После обеда меня отыскал Ладо, взял за руку и повел домой. Он заметил меня, когда, несправедливо обиженный, я брел по дороге, твердо решив сегодня не обедать. Около марани (это огромный глиняный кувшин, выше человеческого роста, порой — намного выше, в котором грузинские крестьяне с доисторических времен делали домашнее вино. Марани зарывают в землю как минимум на две трети) мы остановились и Ладо сказал:

— Видно, тебе сейчас не до обеда, но на будущее все же запомни: если не будешь держать себя в руках в ситуации, подобной той, в которой ты сегодня оказался, можешь снова, не подумав, совершить такую же ошибку, и тогда ничто тебя уже не оправдает. Я верю, что ты и вправду принес воду из родника, но кувшин снаружи был еще мокрым, и можно было подумать, что в нем вода из старой кадки, несмотря на то, что твой окровавленный большой палец свидетельствовал о том, что ты выполнил возложенное на тебя поручение быстро и охотно. Вот только непонятно, чем провинился перед тобой разбитый кувшин? Неужели не мог подождать, пока попробуют воду и убедятся, что она действительно принесена из родника. Тогда никто бы не сомневался, что ты и вправду молодец. Больше так не поступай! Если твой поступок станет причиной недоразумения, дай возможность сомневающимся разобраться в обстановке. Поверь, правда всегда торжествует.

Иногда я забываю это мудрое наставление моего среднего брата и тогда невольно попадаю в беду.

..........

Осенью нашей семье пришлось столкнуться сразу с несколькими проблемами. Серго не захотел продолжать учебу в Тбилисском университете и просил отца изыскать средства для того, чтобы он мог получить образование за границей. Для этого в первую очередь требовалась валюта. У Василия не было никаких сбережений, за исключением нескольких золотых десятирублевиков из приданого Мариам, поэтому он вынужден был по секрету рассказать о проблеме нескольким преданным ему соседям и родственникам. С их помощью Василий сумел собрать около тысячи французских франков, но Серго неожиданно отказался от своего намерения, по-видимому, из-за того, что этой суммы после покрытия путевых расходов хватило бы не больше, чем на два-три месяца жизни во Франции. Отказ сына прозвучал для Василия как гром среди ясного неба. Запутавшись в долгах, он не знал, что предпринять. Дело дошло до того, что отец и сын перестали разговаривать друг с другом.
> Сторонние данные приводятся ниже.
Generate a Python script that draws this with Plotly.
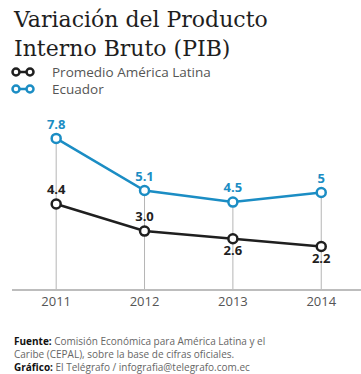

К этому добавилось еще одно обстоятельство. Моя старшая сестра Нуца, первенец в нашей семье, отличалась красотой, скромностью и хозяйственностью. Многие парни мечтали взять ее в спутницы жизни. Студент юридического факультета Тбилисского университета по фамилии Капанадзе настойчиво добивался у Мариам и Василия ее руки.
Трудно сказать, было ли это юношеским увлечением или настоящей любовью. Однако Нуца держалась холодно, и положительного ответа Капанадзе не получил. Тогда он решил похитить девушку. Для всего рода Бицадзе это было бы несмываемым оскорблением, потому Нуцу день и ночь тайно караулили вооруженные защитники. Положение осложнялось еще тем, что избранник самой Нуцы, красивый, видный и довольно образованный парень Макар Дарбаидзе по ряду причин не мог ввязываться в неприятности.

К счастью, любовь преодолела все препятствия, Нуца с Макаром отпраздновали пышную свадьбу, несмотря на наглые угрозы соперника, и жизнь семьи вошла в прежнее русло.